The Zest is part of Tata's Falcon programme and is based on existing platforms on the Tata Indica Vista and Indigo Manza are built. The car is built by Tata Motors at Ranjangaon factory.

Variants
 
The Zest is available in petrol and diesel versions; the Fiat-sourced 1.3-litre Quadrajet diesel engine (in two states of tune 75 PS and 90 PS) which is already being used on Indica Vista and Manza and the petrol version of is powered by a new Revotron 1.2-litre turbocharged, 90 PS engine. All come with a 5-speed manual transmission, with the option of an automated manual on diesel versions.

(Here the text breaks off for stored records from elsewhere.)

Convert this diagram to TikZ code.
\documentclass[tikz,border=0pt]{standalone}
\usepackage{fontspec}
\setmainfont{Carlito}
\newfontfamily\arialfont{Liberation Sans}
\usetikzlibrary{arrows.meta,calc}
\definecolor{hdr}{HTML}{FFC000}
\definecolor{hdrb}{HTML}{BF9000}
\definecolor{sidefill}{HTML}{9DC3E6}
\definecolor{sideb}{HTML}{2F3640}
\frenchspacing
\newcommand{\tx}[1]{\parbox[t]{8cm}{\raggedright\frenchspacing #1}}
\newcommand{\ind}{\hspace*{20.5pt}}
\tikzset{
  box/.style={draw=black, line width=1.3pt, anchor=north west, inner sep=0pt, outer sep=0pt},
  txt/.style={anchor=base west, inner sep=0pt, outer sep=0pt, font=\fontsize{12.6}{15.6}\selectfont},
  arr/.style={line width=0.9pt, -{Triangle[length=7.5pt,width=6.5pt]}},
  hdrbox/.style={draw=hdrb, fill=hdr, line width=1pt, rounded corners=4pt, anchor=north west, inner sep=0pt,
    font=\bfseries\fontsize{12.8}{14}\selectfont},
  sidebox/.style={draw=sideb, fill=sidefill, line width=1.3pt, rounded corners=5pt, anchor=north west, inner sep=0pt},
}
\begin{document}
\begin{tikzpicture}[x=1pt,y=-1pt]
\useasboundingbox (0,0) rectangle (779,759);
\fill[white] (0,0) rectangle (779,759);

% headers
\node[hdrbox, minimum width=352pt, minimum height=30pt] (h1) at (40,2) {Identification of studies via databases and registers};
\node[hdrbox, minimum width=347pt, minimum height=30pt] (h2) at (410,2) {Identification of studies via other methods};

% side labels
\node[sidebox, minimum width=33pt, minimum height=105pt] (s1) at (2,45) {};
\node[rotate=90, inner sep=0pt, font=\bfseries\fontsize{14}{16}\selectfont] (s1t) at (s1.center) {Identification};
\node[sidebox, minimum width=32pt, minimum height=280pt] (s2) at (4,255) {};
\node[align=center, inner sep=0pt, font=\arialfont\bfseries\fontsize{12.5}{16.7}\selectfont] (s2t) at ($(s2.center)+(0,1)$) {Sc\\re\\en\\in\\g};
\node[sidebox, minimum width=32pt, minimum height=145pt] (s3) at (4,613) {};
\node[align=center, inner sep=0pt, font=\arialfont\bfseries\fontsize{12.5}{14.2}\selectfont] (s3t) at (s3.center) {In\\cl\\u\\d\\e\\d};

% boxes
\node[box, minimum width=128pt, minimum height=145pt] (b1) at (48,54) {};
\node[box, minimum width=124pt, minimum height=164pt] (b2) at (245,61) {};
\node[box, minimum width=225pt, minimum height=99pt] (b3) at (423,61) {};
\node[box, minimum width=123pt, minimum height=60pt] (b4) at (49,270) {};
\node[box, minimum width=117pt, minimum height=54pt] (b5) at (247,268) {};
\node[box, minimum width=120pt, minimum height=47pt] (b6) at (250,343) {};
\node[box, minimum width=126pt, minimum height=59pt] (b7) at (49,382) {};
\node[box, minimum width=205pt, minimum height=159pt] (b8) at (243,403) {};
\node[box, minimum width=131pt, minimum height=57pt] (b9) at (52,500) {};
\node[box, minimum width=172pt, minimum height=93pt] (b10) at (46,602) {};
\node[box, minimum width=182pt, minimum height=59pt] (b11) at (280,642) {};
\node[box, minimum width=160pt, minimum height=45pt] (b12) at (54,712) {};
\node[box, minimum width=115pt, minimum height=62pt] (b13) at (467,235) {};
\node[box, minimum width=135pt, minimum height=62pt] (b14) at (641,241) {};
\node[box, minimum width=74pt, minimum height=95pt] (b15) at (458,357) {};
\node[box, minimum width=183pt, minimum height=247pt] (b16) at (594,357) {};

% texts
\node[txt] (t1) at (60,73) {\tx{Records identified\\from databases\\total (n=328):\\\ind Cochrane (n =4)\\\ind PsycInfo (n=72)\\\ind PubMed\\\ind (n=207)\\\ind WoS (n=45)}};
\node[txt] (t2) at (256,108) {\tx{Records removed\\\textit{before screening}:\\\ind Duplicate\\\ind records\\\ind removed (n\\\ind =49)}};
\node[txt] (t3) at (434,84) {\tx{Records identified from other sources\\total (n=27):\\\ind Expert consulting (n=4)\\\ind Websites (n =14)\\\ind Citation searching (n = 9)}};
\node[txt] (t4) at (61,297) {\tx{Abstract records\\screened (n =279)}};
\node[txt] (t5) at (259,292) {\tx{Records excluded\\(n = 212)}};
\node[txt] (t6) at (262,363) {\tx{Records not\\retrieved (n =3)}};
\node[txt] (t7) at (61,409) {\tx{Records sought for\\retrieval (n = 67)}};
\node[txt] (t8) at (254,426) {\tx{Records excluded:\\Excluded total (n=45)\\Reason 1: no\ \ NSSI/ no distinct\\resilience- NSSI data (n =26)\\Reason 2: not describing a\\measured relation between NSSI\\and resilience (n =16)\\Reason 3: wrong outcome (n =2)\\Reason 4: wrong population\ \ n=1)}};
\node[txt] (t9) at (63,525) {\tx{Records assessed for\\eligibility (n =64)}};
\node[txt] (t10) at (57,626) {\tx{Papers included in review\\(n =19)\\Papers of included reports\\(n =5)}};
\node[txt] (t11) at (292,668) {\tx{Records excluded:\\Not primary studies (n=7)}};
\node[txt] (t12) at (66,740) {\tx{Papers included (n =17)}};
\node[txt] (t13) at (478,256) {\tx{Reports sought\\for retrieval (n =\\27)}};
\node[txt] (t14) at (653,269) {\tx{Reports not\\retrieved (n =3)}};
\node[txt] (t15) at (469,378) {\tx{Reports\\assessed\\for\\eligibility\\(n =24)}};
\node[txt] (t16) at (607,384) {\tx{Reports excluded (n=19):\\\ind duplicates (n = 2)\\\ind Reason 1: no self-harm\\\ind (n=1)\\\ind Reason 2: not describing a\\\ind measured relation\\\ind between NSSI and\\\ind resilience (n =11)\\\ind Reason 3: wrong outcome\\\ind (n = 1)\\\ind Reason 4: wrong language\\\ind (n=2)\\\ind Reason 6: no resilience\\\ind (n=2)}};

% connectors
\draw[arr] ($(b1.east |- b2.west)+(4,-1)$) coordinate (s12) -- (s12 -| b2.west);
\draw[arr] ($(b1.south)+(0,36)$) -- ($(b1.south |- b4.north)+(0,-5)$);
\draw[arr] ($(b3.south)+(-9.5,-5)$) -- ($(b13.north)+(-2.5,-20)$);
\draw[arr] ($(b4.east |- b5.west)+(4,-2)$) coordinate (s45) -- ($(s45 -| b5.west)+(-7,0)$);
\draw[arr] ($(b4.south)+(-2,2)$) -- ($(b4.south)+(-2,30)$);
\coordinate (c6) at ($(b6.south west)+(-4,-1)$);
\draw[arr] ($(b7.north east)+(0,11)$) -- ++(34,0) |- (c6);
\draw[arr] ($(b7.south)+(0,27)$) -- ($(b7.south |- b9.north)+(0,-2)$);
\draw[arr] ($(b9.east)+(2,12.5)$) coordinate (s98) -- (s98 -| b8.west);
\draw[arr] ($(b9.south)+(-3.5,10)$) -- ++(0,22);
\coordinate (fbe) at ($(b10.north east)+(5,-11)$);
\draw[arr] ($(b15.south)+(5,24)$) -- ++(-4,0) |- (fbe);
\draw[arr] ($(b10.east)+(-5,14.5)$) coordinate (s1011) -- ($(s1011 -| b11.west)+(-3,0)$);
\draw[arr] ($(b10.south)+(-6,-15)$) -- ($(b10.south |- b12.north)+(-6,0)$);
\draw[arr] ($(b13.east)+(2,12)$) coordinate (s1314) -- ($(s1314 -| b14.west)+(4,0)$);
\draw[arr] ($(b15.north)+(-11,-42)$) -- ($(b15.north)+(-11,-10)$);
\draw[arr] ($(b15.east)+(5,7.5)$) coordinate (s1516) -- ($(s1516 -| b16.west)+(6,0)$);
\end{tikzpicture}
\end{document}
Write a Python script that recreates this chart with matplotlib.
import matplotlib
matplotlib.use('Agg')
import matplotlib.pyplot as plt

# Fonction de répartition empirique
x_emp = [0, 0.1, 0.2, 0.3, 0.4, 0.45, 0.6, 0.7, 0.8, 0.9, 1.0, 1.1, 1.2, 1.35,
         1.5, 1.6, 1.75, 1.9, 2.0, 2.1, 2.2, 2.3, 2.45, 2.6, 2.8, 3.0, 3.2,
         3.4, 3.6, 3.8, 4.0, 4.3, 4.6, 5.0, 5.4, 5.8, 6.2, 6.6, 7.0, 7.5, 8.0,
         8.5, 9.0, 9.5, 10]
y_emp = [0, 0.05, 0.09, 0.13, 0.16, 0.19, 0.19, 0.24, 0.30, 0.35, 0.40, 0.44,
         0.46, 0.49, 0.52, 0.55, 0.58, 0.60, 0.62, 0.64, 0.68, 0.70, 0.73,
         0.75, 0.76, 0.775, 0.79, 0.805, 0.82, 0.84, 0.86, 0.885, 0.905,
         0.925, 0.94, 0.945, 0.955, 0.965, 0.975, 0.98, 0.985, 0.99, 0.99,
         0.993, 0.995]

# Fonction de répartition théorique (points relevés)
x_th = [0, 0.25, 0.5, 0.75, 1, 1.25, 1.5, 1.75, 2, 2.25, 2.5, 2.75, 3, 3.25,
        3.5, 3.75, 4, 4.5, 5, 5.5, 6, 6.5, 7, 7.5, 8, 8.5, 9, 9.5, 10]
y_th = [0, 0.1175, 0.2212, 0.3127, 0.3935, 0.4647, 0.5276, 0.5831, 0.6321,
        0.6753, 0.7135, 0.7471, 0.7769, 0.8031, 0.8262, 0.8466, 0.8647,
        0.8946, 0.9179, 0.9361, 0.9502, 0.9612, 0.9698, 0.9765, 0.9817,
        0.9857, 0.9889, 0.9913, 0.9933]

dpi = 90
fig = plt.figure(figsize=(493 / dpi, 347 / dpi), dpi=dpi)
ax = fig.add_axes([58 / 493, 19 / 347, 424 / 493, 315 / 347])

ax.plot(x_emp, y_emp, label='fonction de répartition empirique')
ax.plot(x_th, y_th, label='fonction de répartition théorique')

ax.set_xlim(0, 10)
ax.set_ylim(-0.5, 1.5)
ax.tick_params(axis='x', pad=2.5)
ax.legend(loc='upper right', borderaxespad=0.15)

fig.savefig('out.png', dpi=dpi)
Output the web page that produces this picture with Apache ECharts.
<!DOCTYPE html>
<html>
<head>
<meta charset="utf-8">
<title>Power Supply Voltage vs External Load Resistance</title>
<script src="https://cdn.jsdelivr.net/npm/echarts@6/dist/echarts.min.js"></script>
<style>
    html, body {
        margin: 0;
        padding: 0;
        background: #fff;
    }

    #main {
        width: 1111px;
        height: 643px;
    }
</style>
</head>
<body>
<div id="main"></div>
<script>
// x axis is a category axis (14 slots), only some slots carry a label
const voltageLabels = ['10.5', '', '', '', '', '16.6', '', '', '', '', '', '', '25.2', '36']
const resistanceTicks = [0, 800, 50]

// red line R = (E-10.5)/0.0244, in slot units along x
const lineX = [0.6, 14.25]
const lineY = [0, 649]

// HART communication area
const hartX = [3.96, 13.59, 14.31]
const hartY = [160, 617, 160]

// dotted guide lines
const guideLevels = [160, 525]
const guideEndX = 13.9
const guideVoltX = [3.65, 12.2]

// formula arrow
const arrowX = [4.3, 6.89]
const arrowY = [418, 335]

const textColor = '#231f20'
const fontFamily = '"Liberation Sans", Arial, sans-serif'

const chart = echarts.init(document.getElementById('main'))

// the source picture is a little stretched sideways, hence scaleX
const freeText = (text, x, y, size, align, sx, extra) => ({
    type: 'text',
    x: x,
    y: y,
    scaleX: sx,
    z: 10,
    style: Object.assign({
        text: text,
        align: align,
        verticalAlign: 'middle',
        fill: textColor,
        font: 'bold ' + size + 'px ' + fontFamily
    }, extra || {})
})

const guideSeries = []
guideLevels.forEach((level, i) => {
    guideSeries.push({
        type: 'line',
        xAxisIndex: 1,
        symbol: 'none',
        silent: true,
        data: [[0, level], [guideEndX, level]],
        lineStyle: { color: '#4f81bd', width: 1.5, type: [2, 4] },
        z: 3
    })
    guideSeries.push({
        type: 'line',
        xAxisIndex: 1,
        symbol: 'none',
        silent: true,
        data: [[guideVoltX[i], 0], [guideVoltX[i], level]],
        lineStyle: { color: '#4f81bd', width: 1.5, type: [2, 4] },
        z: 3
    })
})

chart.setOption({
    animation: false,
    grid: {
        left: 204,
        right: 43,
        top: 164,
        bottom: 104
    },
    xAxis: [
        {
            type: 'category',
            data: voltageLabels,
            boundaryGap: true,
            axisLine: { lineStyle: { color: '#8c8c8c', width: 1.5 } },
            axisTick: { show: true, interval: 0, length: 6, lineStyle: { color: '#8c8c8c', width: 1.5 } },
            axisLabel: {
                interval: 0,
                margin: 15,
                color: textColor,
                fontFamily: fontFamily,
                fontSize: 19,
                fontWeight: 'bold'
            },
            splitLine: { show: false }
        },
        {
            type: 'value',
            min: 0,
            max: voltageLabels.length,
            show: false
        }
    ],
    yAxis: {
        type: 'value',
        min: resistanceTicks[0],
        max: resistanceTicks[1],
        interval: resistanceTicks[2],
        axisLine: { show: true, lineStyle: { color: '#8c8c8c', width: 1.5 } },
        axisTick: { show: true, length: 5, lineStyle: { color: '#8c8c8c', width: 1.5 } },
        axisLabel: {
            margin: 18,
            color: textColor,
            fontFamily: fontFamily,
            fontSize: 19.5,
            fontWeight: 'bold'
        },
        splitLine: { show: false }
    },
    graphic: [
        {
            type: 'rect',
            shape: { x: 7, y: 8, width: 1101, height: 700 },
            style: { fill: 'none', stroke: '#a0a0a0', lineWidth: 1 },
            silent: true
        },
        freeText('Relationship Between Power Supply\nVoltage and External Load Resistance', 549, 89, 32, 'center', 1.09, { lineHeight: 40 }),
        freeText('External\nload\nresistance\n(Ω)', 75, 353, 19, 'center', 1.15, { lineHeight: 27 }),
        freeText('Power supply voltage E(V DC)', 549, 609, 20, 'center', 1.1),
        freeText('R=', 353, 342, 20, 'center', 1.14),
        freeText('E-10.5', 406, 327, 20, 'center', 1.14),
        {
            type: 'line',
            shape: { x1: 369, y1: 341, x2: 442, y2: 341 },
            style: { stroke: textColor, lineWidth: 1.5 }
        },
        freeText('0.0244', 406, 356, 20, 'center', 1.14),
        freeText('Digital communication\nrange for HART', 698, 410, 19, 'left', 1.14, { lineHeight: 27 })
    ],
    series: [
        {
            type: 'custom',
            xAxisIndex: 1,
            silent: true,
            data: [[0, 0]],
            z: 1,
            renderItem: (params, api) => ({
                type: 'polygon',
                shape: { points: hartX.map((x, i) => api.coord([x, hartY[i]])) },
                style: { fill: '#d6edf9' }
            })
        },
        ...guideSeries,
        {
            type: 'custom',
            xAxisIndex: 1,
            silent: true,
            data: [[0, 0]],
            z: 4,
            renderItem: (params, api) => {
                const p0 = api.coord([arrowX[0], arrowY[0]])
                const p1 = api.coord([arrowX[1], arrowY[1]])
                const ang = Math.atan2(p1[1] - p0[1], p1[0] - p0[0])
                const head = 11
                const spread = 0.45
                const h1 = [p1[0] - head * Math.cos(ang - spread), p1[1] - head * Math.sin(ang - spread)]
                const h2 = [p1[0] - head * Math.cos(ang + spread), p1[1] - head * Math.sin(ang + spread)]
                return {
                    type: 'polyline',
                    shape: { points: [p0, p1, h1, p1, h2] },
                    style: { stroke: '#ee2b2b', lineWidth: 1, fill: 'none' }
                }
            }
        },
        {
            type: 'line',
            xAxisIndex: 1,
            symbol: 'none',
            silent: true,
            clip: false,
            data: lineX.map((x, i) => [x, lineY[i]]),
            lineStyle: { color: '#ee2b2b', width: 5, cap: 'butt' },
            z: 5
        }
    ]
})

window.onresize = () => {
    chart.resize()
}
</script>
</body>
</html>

The Zest range includes XE, XM, XMA, XMS and XT trim options; Zest XE priced at Rs. 4.64 Lacs is the base variant of the manual petrol Tata Zest which comes with features such as a tilt adjustable steering wheel, driver information display, a cup holder in the centre console, tilt adjustable steering wheel, dual tone interiors, adjustable front head rests, an under seat storage drawer, air conditioning and heating, a tachometer and door pockets on all 4 doors. Zest XM priced at Rs. 5.25 Lacs s the mid variant of the petrol Tata Zest which comes with features such as power windows, central locking, front power outlet, front fog lamps and adjustable front and rear headrests. Zest XMA (diesel only) (A/T) priced at Rs. 6.99 Lacs is the mid variant of the automatic diesel Tata Zest that comes well equipped with features such as power windows, a Bluetooth compatible double-din stereo, ABS with EBD, front & rear fog lamps, alloy wheels. Zest XMS has been priced at Rs. 5.43 Lacs. Zest XT priced at Rs. 5.99 lakh is the top-end variant of the manual petrol Tata Zest that comes well equipped with features such as projector headlamps, reverse camera, touch screen stereo, steering mounted audio controls, front fog lamps, alloy wheels, ABS with EBD, front airbags, rear parking sensors, and climate control.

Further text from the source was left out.